=== RECORDS SHOWN ===
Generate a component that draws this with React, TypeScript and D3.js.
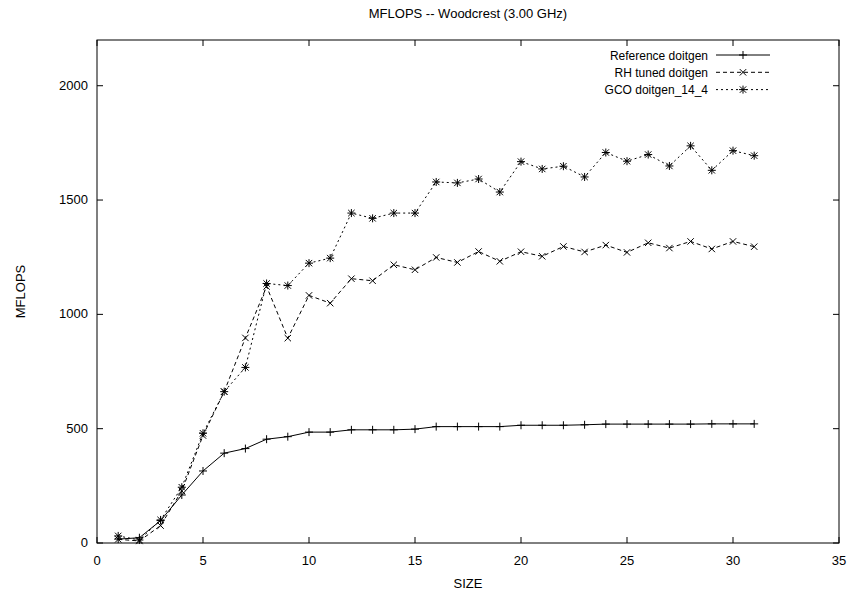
import React from 'react'
import * as d3 from 'd3'

// problem sizes on the x axis
const sizes = [1, 2, 3, 4, 5, 6, 7, 8, 9, 10, 11, 12, 13, 14, 15, 16, 17, 18, 19, 20, 21, 22, 23, 24, 25, 26, 27, 28, 29, 30, 31]

const refDoitgen = [17, 23, 98, 210, 315, 393, 413, 454, 465, 485, 485, 495, 495, 495, 498, 509, 509, 509, 509, 515, 515, 515, 517, 520, 520, 520, 520, 520, 521, 521, 521]
const rhDoitgen = [16, 9, 76, 228, 470, 662, 897, 1122, 896, 1083, 1049, 1156, 1147, 1217, 1195, 1249, 1227, 1275, 1232, 1274, 1254, 1297, 1273, 1303, 1271, 1313, 1290, 1319, 1286, 1319, 1296]
const gcoDoitgen = [31, 13, 101, 244, 480, 662, 768, 1135, 1126, 1224, 1246, 1443, 1420, 1443, 1443, 1579, 1575, 1592, 1535, 1668, 1636, 1648, 1601, 1708, 1670, 1699, 1649, 1737, 1630, 1716, 1694]

const xTicks = [0, 5, 10, 15, 20, 25, 30, 35]
const yTicks = [0, 500, 1000, 1500, 2000]

const W = 853, H = 596
const margin = { left: 97, right: 14, top: 40, bottom: 53 }
const font = '"Liberation Sans", Arial, Helvetica, sans-serif'

type Marker = 'plus' | 'cross' | 'star'

const series: { name: string; values: number[]; dash: string | undefined; marker: Marker }[] = [
  { name: 'Reference doitgen', values: refDoitgen, dash: undefined, marker: 'plus' },
  { name: 'RH tuned doitgen', values: rhDoitgen, dash: '4,3', marker: 'cross' },
  { name: 'GCO doitgen_14_4', values: gcoDoitgen, dash: '2,3', marker: 'star' },
]

function markerPath(kind: Marker, cx: number, cy: number) {
  const p = 4, c = 3.2
  const plus = `M${cx - p},${cy}H${cx + p}M${cx},${cy - p}V${cy + p}`
  const cross = `M${cx - c},${cy - c}L${cx + c},${cy + c}M${cx - c},${cy + c}L${cx + c},${cy - c}`
  if (kind === 'plus') return plus
  if (kind === 'cross') return cross
  return plus + cross
}

export default function App() {
  const x = d3.scaleLinear().domain([0, 35]).range([margin.left, W - margin.right])
  const y = d3.scaleLinear().domain([0, 2200]).range([H - margin.bottom, margin.top])
  const x0 = margin.left, x1 = W - margin.right, y0 = H - margin.bottom, y1 = margin.top

  const line = d3.line<number>().x((_, i) => x(sizes[i])).y(d => y(d))

  return (
    <svg width={W} height={H} style={{ position: 'absolute', left: 0, top: 0, background: '#fff' }}
      fontFamily={font} fontSize={13}>
      <rect width={W} height={H} fill="#fff" />
      <text x={(x0 + x1) / 2} y={18} textAnchor="middle">MFLOPS -- Woodcrest (3.00 GHz)</text>

      {/* ticks, mirrored on all sides */}
      <g stroke="#000" strokeWidth={1}>
        {yTicks.map(t => (
          <g key={'y' + t}>
            <line x1={x0} x2={x0 + 6} y1={y(t)} y2={y(t)} />
            <line x1={x1} x2={x1 - 6} y1={y(t)} y2={y(t)} />
          </g>
        ))}
        {xTicks.map(t => (
          <g key={'x' + t}>
            <line x1={x(t)} x2={x(t)} y1={y0} y2={y0 - 6} />
            <line x1={x(t)} x2={x(t)} y1={y1} y2={y1 + 6} />
          </g>
        ))}
      </g>
      {yTicks.map(t => (
        <text key={'yl' + t} x={x0 - 9} y={y(t) + 4}textAnchor="end">{t}</text>
      ))}
      {xTicks.map(t => (
        <text key={'xl' + t} x={x(t)} y={y0 + 22} textAnchor="middle">{t}</text>
      ))}
      <text x={(x0 + x1) / 2} y={588} textAnchor="middle">SIZE</text>
      <text transform={`translate(25,${(y0 + y1) / 2}) rotate(-90)`} textAnchor="middle">MFLOPS</text>

      {series.map(s => (
        <g key={s.name}>
          <path d={line(s.values) ?? ''} fill="none" stroke="#000" strokeWidth={1} strokeDasharray={s.dash} />
          <path d={s.values.map((v, i) => markerPath(s.marker, x(sizes[i]), y(v))).join('')}
            fill="none" stroke="#000" strokeWidth={1} />
        </g>
      ))}

      {/* legend */}
      {series.map((s, i) => {
        const ly = 55 + i * 17.3
        return (
          <g key={'lg' + s.name}>
            <text x={708} y={ly + 4.5} textAnchor="end" fontSize={12}>{s.name}</text>
            <line x1={716} x2={770} y1={ly} y2={ly} stroke="#000" strokeDasharray={s.dash} />
            <path d={markerPath(s.marker, 743, ly)} stroke="#000" fill="none" />
          </g>
        )
      })}

      <rect x={x0} y={y1} width={x1 - x0} height={y0 - y1} fill="none" stroke="#000" strokeWidth={1} />
    </svg>
  )
}
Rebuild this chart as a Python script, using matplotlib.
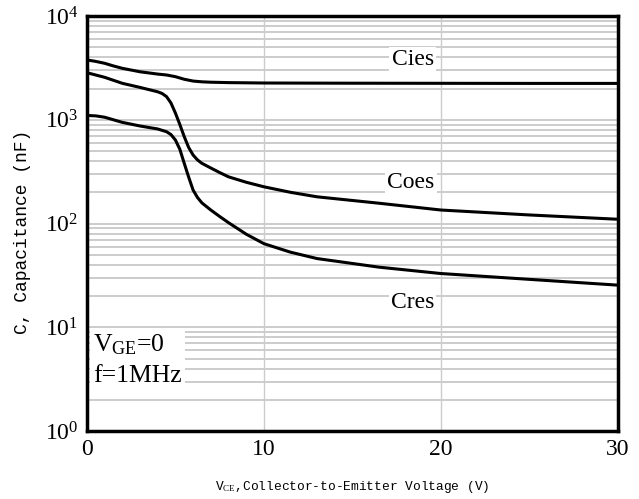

=== INSTRUCTION ===
Extract the text of all the records above verbatim, excluding pictures.

=== OUTPUT ===
Generate a component that draws this with React, TypeScript and D3.js.
import React from 'react'
import * as d3 from 'd3'

// problem sizes on the x axis
const sizes = [1, 2, 3, 4, 5, 6, 7, 8, 9, 10, 11, 12, 13, 14, 15, 16, 17, 18, 19, 20, 21, 22, 23, 24, 25, 26, 27, 28, 29, 30, 31]

const refDoitgen = [17, 23, 98, 210, 315, 393, 413, 454, 465, 485, 485, 495, 495, 495, 498, 509, 509, 509, 509, 515, 515, 515, 517, 520, 520, 520, 520, 520, 521, 521, 521]
const rhDoitgen = [16, 9, 76, 228, 470, 662, 897, 1122, 896, 1083, 1049, 1156, 1147, 1217, 1195, 1249, 1227, 1275, 1232, 1274, 1254, 1297, 1273, 1303, 1271, 1313, 1290, 1319, 1286, 1319, 1296]
const gcoDoitgen = [31, 13, 101, 244, 480, 662, 768, 1135, 1126, 1224, 1246, 1443, 1420, 1443, 1443, 1579, 1575, 1592, 1535, 1668, 1636, 1648, 1601, 1708, 1670, 1699, 1649, 1737, 1630, 1716, 1694]

const xTicks = [0, 5, 10, 15, 20, 25, 30, 35]
const yTicks = [0, 500, 1000, 1500, 2000]

const W = 853, H = 596
const margin = { left: 97, right: 14, top: 40, bottom: 53 }
const font = '"Liberation Sans", Arial, Helvetica, sans-serif'

type Marker = 'plus' | 'cross' | 'star'

const series: { name: string; values: number[]; dash: string | undefined; marker: Marker }[] = [
  { name: 'Reference doitgen', values: refDoitgen, dash: undefined, marker: 'plus' },
  { name: 'RH tuned doitgen', values: rhDoitgen, dash: '4,3', marker: 'cross' },
  { name: 'GCO doitgen_14_4', values: gcoDoitgen, dash: '2,3', marker: 'star' },
]

function markerPath(kind: Marker, cx: number, cy: number) {
  const p = 4, c = 3.2
  const plus = `M${cx - p},${cy}H${cx + p}M${cx},${cy - p}V${cy + p}`
  const cross = `M${cx - c},${cy - c}L${cx + c},${cy + c}M${cx - c},${cy + c}L${cx + c},${cy - c}`
  if (kind === 'plus') return plus
  if (kind === 'cross') return cross
  return plus + cross
}

export default function App() {
  const x = d3.scaleLinear().domain([0, 35]).range([margin.left, W - margin.right])
  const y = d3.scaleLinear().domain([0, 2200]).range([H - margin.bottom, margin.top])
  const x0 = margin.left, x1 = W - margin.right, y0 = H - margin.bottom, y1 = margin.top

  const line = d3.line<number>().x((_, i) => x(sizes[i])).y(d => y(d))

  return (
    <svg width={W} height={H} style={{ position: 'absolute', left: 0, top: 0, background: '#fff' }}
      fontFamily={font} fontSize={13}>
      <rect width={W} height={H} fill="#fff" />
      <text x={(x0 + x1) / 2} y={18} textAnchor="middle">MFLOPS -- Woodcrest (3.00 GHz)</text>

      {/* ticks, mirrored on all sides */}
      <g stroke="#000" strokeWidth={1}>
        {yTicks.map(t => (
          <g key={'y' + t}>
            <line x1={x0} x2={x0 + 6} y1={y(t)} y2={y(t)} />
            <line x1={x1} x2={x1 - 6} y1={y(t)} y2={y(t)} />
          </g>
        ))}
        {xTicks.map(t => (
          <g key={'x' + t}>
            <line x1={x(t)} x2={x(t)} y1={y0} y2={y0 - 6} />
            <line x1={x(t)} x2={x(t)} y1={y1} y2={y1 + 6} />
          </g>
        ))}
      </g>
      {yTicks.map(t => (
        <text key={'yl' + t} x={x0 - 9} y={y(t) + 4}textAnchor="end">{t}</text>
      ))}
      {xTicks.map(t => (
        <text key={'xl' + t} x={x(t)} y={y0 + 22} textAnchor="middle">{t}</text>
      ))}
      <text x={(x0 + x1) / 2} y={588} textAnchor="middle">SIZE</text>
      <text transform={`translate(25,${(y0 + y1) / 2}) rotate(-90)`} textAnchor="middle">MFLOPS</text>

      {series.map(s => (
        <g key={s.name}>
          <path d={line(s.values) ?? ''} fill="none" stroke="#000" strokeWidth={1} strokeDasharray={s.dash} />
          <path d={s.values.map((v, i) => markerPath(s.marker, x(sizes[i]), y(v))).join('')}
            fill="none" stroke="#000" strokeWidth={1} />
        </g>
      ))}

      {/* legend */}
      {series.map((s, i) => {
        const ly = 55 + i * 17.3
        return (
          <g key={'lg' + s.name}>
            <text x={708} y={ly + 4.5} textAnchor="end" fontSize={12}>{s.name}</text>
            <line x1={716} x2={770} y1={ly} y2={ly} stroke="#000" strokeDasharray={s.dash} />
            <path d={markerPath(s.marker, 743, ly)} stroke="#000" fill="none" />
          </g>
        )
      })}

      <rect x={x0} y={y1} width={x1 - x0} height={y0 - y1} fill="none" stroke="#000" strokeWidth={1} />
    </svg>
  )
}
Rebuild this chart as a Python script, using matplotlib.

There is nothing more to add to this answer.